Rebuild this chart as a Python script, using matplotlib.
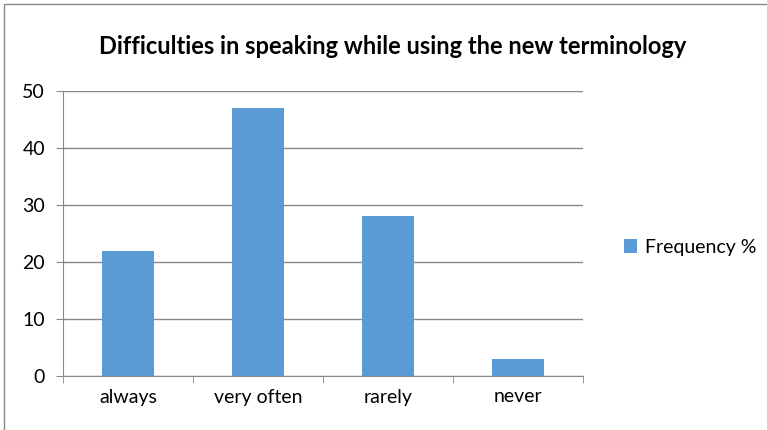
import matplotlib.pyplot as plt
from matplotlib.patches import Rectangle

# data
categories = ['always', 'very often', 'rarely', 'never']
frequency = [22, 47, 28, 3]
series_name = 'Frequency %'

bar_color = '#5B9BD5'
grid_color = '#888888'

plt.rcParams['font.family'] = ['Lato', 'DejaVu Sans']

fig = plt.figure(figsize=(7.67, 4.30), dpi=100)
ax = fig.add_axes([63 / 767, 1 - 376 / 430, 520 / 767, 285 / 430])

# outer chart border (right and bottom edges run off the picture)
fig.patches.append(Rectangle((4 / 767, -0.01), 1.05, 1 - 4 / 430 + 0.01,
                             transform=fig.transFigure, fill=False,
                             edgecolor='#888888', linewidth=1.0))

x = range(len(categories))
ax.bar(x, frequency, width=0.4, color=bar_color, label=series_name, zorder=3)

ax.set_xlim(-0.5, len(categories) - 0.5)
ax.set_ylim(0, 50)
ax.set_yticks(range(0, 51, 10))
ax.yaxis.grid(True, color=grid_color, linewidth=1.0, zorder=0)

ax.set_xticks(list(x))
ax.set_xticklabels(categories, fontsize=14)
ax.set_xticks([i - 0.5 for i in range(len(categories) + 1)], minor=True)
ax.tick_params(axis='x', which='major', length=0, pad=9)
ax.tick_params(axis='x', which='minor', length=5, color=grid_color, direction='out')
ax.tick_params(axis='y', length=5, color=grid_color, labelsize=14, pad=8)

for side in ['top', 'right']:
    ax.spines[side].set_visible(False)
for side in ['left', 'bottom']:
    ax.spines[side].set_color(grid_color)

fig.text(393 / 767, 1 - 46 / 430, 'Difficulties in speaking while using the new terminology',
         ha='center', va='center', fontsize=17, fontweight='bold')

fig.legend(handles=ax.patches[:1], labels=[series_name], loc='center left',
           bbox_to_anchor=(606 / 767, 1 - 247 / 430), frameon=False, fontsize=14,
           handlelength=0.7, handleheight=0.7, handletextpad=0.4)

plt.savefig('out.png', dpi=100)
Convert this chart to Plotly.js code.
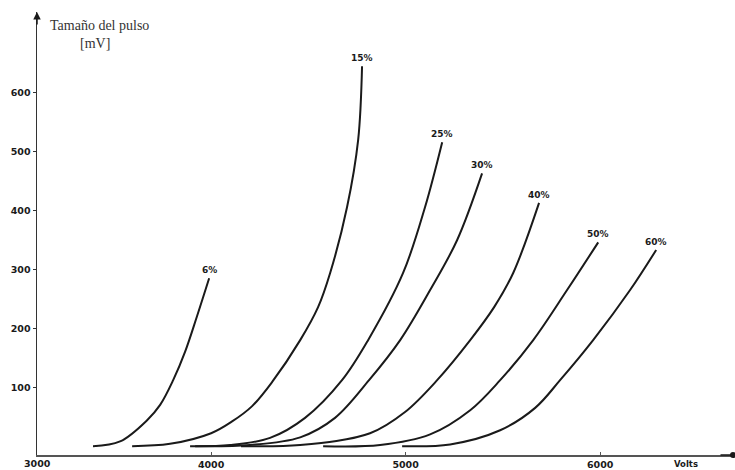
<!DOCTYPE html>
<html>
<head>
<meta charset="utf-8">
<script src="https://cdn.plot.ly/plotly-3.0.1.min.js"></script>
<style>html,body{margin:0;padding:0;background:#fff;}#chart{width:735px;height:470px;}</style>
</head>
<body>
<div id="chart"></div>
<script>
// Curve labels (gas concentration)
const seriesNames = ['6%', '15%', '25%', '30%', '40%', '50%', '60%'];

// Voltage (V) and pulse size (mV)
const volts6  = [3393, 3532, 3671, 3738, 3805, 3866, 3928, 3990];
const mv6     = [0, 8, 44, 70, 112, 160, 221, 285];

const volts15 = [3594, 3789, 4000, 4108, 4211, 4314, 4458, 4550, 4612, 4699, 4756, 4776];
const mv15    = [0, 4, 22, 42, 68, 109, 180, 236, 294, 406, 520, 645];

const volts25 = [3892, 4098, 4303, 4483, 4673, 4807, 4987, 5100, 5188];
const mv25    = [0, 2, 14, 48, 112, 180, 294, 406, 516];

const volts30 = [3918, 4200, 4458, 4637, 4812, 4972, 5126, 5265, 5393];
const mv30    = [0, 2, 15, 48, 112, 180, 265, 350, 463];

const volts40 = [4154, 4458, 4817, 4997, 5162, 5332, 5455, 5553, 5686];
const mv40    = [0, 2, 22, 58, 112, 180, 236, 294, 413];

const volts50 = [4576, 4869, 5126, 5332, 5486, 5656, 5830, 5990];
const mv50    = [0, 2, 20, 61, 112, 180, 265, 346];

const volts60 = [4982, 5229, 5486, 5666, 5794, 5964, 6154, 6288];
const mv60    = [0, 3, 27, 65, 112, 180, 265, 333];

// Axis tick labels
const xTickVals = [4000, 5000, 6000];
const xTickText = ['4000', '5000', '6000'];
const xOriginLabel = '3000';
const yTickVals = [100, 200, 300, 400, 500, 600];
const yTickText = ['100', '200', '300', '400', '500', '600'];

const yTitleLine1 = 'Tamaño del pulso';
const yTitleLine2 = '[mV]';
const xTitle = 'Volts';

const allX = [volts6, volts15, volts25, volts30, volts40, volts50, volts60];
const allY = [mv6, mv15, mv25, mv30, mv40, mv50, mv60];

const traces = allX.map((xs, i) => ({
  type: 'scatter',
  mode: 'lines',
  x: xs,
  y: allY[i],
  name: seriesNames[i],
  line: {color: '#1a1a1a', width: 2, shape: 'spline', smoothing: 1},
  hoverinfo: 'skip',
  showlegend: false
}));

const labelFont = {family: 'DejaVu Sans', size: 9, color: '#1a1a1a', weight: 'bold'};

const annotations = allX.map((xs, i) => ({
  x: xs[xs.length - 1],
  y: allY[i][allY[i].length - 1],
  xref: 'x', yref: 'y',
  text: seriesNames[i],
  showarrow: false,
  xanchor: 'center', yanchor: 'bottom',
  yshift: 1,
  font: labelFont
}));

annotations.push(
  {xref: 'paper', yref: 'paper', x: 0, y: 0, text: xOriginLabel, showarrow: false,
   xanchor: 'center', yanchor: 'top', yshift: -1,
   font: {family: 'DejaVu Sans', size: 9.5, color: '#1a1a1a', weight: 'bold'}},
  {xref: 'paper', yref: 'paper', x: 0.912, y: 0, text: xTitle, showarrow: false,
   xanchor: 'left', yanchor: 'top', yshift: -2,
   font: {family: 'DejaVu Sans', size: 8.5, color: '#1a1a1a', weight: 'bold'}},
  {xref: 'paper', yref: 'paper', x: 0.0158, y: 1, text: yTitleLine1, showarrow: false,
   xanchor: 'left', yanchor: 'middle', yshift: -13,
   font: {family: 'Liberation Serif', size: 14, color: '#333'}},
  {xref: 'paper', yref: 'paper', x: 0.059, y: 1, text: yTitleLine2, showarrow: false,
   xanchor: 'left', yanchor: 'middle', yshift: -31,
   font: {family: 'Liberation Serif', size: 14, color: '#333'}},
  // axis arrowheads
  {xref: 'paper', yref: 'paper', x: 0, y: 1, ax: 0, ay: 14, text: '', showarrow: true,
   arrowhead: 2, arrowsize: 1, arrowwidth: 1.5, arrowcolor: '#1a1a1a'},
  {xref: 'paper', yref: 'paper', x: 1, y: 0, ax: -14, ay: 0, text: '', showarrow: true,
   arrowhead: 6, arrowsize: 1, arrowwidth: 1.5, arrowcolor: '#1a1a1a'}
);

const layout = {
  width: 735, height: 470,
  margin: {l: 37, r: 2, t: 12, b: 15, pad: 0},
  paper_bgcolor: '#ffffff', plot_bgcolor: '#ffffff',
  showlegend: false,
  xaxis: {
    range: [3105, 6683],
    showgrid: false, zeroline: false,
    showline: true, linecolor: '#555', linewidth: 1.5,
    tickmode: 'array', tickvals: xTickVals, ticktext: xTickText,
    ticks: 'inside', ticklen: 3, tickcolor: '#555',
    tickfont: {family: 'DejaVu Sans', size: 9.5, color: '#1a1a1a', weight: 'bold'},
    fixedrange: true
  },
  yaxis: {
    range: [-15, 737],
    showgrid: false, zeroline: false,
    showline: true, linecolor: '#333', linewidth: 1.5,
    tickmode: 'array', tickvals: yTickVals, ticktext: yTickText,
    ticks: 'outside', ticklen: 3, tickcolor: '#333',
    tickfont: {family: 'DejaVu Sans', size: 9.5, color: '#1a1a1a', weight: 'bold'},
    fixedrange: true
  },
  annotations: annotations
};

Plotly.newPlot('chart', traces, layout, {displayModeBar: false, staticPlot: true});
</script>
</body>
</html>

* * * * * * * * *

● **Stated problem**: Find each line holding the string "script" and copy it out.

● **Exercise response**:
Rebuild this chart as a Python script, using matplotlib.
<script src="https://cdn.plot.ly/plotly-3.0.1.min.js"></script>
<script>
</script>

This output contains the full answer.